The noblest Heathen Temple now extant is the Pantheon at Rome which as the inscription over the portico informs us having been impiously dedicated of old by Agrippa to Jupiter and all the gods was piously consecrated by Pope Boniface the Fourth to the blessed Virgin and all the Saints. With this single alteration it serves as exactly for all the purposes of the Popish as it did for the Pagan worship for which it was built: for as in the old Pagan Temple every one might find the God of his country and address himself to that Deity to whose Religion he was most devoted, so it is precisely at this moment: every one chooses the patron Saint whom he prefers and the spectator may here behold different services going on at the same time at different altars with distinct congregations around them just as the fancy and inclination of the different worshippers incline them to one or the other particular Saint. source

Also, the idea gradually arose that the prayers of one saint would be more effective with God than another’s.  Stone writes (p23):

We have hitherto ignored the question who, in the judgment of those who have practiced invocation of saints, may be invoked.
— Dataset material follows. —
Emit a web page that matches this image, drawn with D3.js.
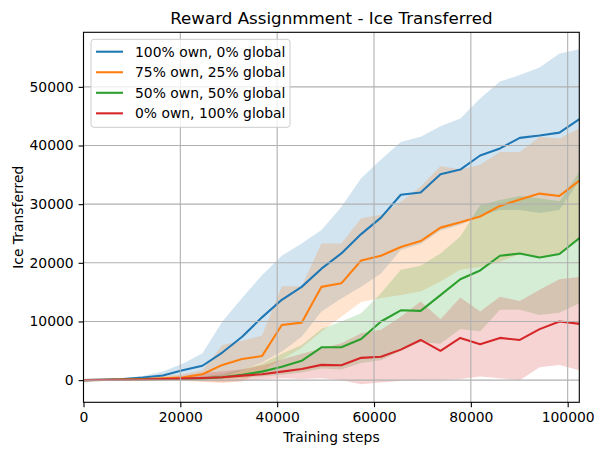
<!DOCTYPE html>
<html><head><meta charset="utf-8">
<script src="https://cdn.jsdelivr.net/npm/d3@7"></script>
<style>body{margin:0;background:#fff}svg{display:block}text{font-family:"DejaVu Sans",sans-serif}</style>
</head><body><svg id="c" width="603" height="455"></svg>
<script>
const steps = d3.range(26).map(i => i * 4096);
const seriesNames = ["100% own, 0% global","75% own, 25% global","50% own, 50% global","0% own, 100% global"];
const colors = ["#1f77b4","#ff7f0e","#2ca02c","#d62728"];
const xTicks = [0,20000,40000,60000,80000,100000];
const yTicks = [0,10000,20000,30000,40000,50000];

const blueMean = [0,80,200,450,800,1700,2450,4700,7400,10700,13700,15900,19000,21600,24900,27700,31600,32000,35100,35900,38300,39500,41300,41700,42200,44500];
const blueUpper = [0,150,300,700,1450,2800,4600,10000,14000,17900,21200,23300,25600,29500,34400,37600,40600,41500,43300,44600,48000,50900,52000,53300,55700,56400];
const blueLower = [0,0,0,50,100,200,300,600,1700,3000,4900,7400,11700,13900,15900,18200,22200,23200,25500,26500,28000,29000,29000,28500,29000,34000];

const orangeMean = [0,50,100,200,300,450,1000,2600,3600,4100,9400,9800,15900,16500,20400,21200,22700,23700,26000,26900,27900,29700,30800,31800,31400,34000];
const orangeUpper = [0,100,200,400,700,1000,1700,6000,6700,7600,16000,16000,23300,23300,27600,28200,30400,33000,36500,35900,36700,38900,38900,41500,41200,42900];
const orangeLower = [0,0,0,0,0,-100,-300,-500,-200,1500,3500,5500,8300,10800,13300,14000,14500,15100,16800,18800,19300,20200,21500,21000,21500,24000];

const greenMean = [0,30,60,100,150,200,300,500,900,1450,2300,3300,5600,5600,7000,10000,11900,11800,14500,17200,18700,21200,21600,20900,21500,24200];
const greenUpper = [0,50,100,200,300,400,600,1000,1800,2800,4500,6000,8700,10000,11400,14800,18800,19500,21600,24500,29800,30700,31400,31000,30500,35500];
const greenLower = [0,0,0,0,50,100,150,200,400,600,900,1300,2000,1800,2900,3400,5000,6500,6200,8700,8300,12000,12000,11100,11500,13100];

const redMean = [0,30,60,100,200,250,350,500,770,1000,1450,1900,2600,2550,3800,4000,5200,6850,5000,7200,6100,7200,6850,8700,10000,9600];
const redUpper = [0,50,100,200,400,700,1200,1500,1800,2500,3500,4500,5400,6300,8000,8600,10800,13400,10400,14100,11700,14200,13500,15400,17200,17600];
const redLower = [0,0,0,0,0,-50,-200,-300,-200,100,300,200,300,0,-700,-400,-150,0,0,200,600,300,0,2200,2600,1700];

const means = [blueMean, orangeMean, greenMean, redMean];
const uppers = [blueUpper, orangeUpper, greenUpper, redUpper];
const lowers = [blueLower, orangeLower, greenLower, redLower];

const L = 83.5, R = 579.3, T = 32.3, B = 402.3;
const FS = "13.9px";
const svg = d3.select("#c");
const x = d3.scaleLinear().domain([0, 102400]).range([L, R]);
const y = d3.scaleLinear().domain([-3780, 59300]).range([B, T]);

svg.append("defs").append("clipPath").attr("id","clip").append("rect")
  .attr("x",L).attr("y",T).attr("width",R-L).attr("height",B-T);
const plot = svg.append("g").attr("clip-path","url(#clip)");

// bands
const area = (lo, hi) => d3.area().x((d,i)=>x(steps[i])).y0((d,i)=>y(lo[i])).y1((d,i)=>y(hi[i]));
for (let s = 0; s < 4; s++) {
  plot.append("path").datum(steps).attr("d", area(lowers[s], uppers[s])(steps))
    .attr("fill", colors[s]).attr("fill-opacity", 0.2).attr("stroke","none");
}
// grid
const grid = svg.append("g");
xTicks.forEach(t => grid.append("line").attr("x1",x(t)).attr("x2",x(t)).attr("y1",T).attr("y2",B)
  .attr("stroke","#b0b0b0").attr("stroke-width",1.1));
yTicks.forEach(t => grid.append("line").attr("x1",L).attr("x2",R).attr("y1",y(t)).attr("y2",y(t))
  .attr("stroke","#b0b0b0").attr("stroke-width",1.1));
// lines
for (let s = 0; s < 4; s++) {
  const ln = d3.line().x((d,i)=>x(steps[i])).y((d,i)=>y(means[s][i]));
  plot.append("path").attr("d", ln(steps)).attr("fill","none").attr("stroke",colors[s])
    .attr("stroke-width",2.08).attr("stroke-linejoin","round").attr("stroke-linecap","square");
}
// axes
const xa = svg.append("g").attr("transform",`translate(0,${B})`)
  .call(d3.axisBottom(x).tickValues(xTicks).tickFormat(d3.format("d")).tickSize(4.9).tickPadding(4.9));
const ya = svg.append("g").attr("transform",`translate(${L},0)`)
  .call(d3.axisLeft(y).tickValues(yTicks).tickFormat(d3.format("d")).tickSize(4.9).tickPadding(4.9));
[xa, ya].forEach(a => {
  a.select(".domain").remove();
  a.selectAll("text").attr("font-size",FS).attr("fill","#000").attr("font-family","DejaVu Sans");
  a.selectAll("line").attr("stroke","#000").attr("stroke-width",1.1);
});
svg.append("rect").attr("x",L).attr("y",T).attr("width",R-L).attr("height",B-T)
  .attr("fill","none").attr("stroke","#000").attr("stroke-width",1.1);

// labels
svg.append("text").attr("x",(L+R)/2).attr("y",23.5).attr("text-anchor","middle")
  .attr("font-size","16.7px").text("Reward Assignmment - Ice Transferred");
svg.append("text").attr("x",(L+R)/2).attr("y",442).attr("text-anchor","middle")
  .attr("font-size",FS).text("Training steps");
svg.append("text").attr("transform",`translate(23,${(T+B)/2}) rotate(-90)`).attr("text-anchor","middle")
  .attr("font-size",FS).text("Ice Transferred");

// legend
const lg = svg.append("g");
lg.append("rect").attr("x",91).attr("y",39.3).attr("width",199).attr("height",88).attr("rx",3)
  .attr("fill","#fff").attr("fill-opacity",0.8).attr("stroke","#cccccc").attr("stroke-width",1);
seriesNames.forEach((n, i) => {
  const yy = 51.7 + i * 20.55;
  lg.append("line").attr("x1",96).attr("x2",123).attr("y1",yy).attr("y2",yy)
    .attr("stroke",colors[i]).attr("stroke-width",2.08);
  lg.append("text").attr("x",135).attr("y",yy+5).attr("font-size",FS).text(n);
});
</script></body></html>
On this point, clear distinctions are not found in early theology. By an argument from analogy, it may be thought probable that as the Liturgies and the teaching of St Cyril of Jerusalem distinguish the great saints from the general body of the faithful departed with a view to asking God for the prayers of the former and to praying for the latter, so invocation would naturally be addressed only to the great saints. Some doubt may be cast on the soundness of this inference possibly by two passages in the writings of St Gregory of Nazianzus and more probably by the general indefiniteness of early theology as to distinctions among the holy dead. In the West, the ordinary practice which the Middle Ages inherited from the later patristic period and bequeathed to the modern Roman Church was to restrict invocation to the canonized saints.